Her fourth-year students are troubled and violent. In desperation to reach them, Alex turns to the stories she knows best. Greek tragedy isn’t the most obvious way to win over such damaged children, yet these tales of fate, family and vengeance speak directly to them.

Enthralled by the bloodthirsty justice of the ancient world, the teenagers begin to weave the threads of their own tragedy – one that Alex watches, helpless to prevent.

Review

I really enjoyed this story of a theatre director who ends up teaching troubled teens in Edinburgh following a personal tragedy.

It’s one of those books that spoon feeds you most of the story but omits the most important piece of the puzzle to keep you guessing.

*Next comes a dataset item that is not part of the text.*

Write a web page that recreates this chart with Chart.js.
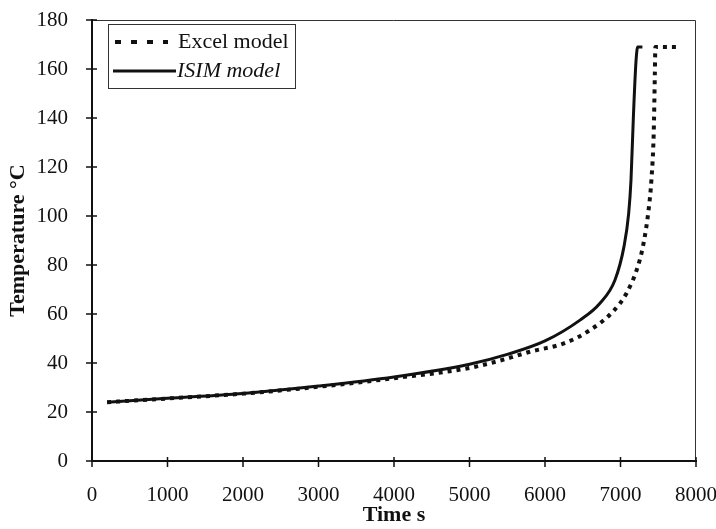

We know that Alex’s vulnerable state has weakened her judgement and as a result the children in her care have suffered. We discover that one of the teens in particular has done something terrible, and that Alex perhaps had the opportunity to stop that from happening but failed.

I enjoyed the writing and the setting; I could tell that the author had spent time in Edinburgh where it was set. The characters were well developed and interesting, and Alex was a great protagonist. Her vulnerability had the potential to get a bit woe-is-me, but her passion for the Greek Tragedies she taught and for helping the children stopped that from happening. 

Overall, I thought The Amber Fury was a good, solid read, if not a teeny bit anti-climatic!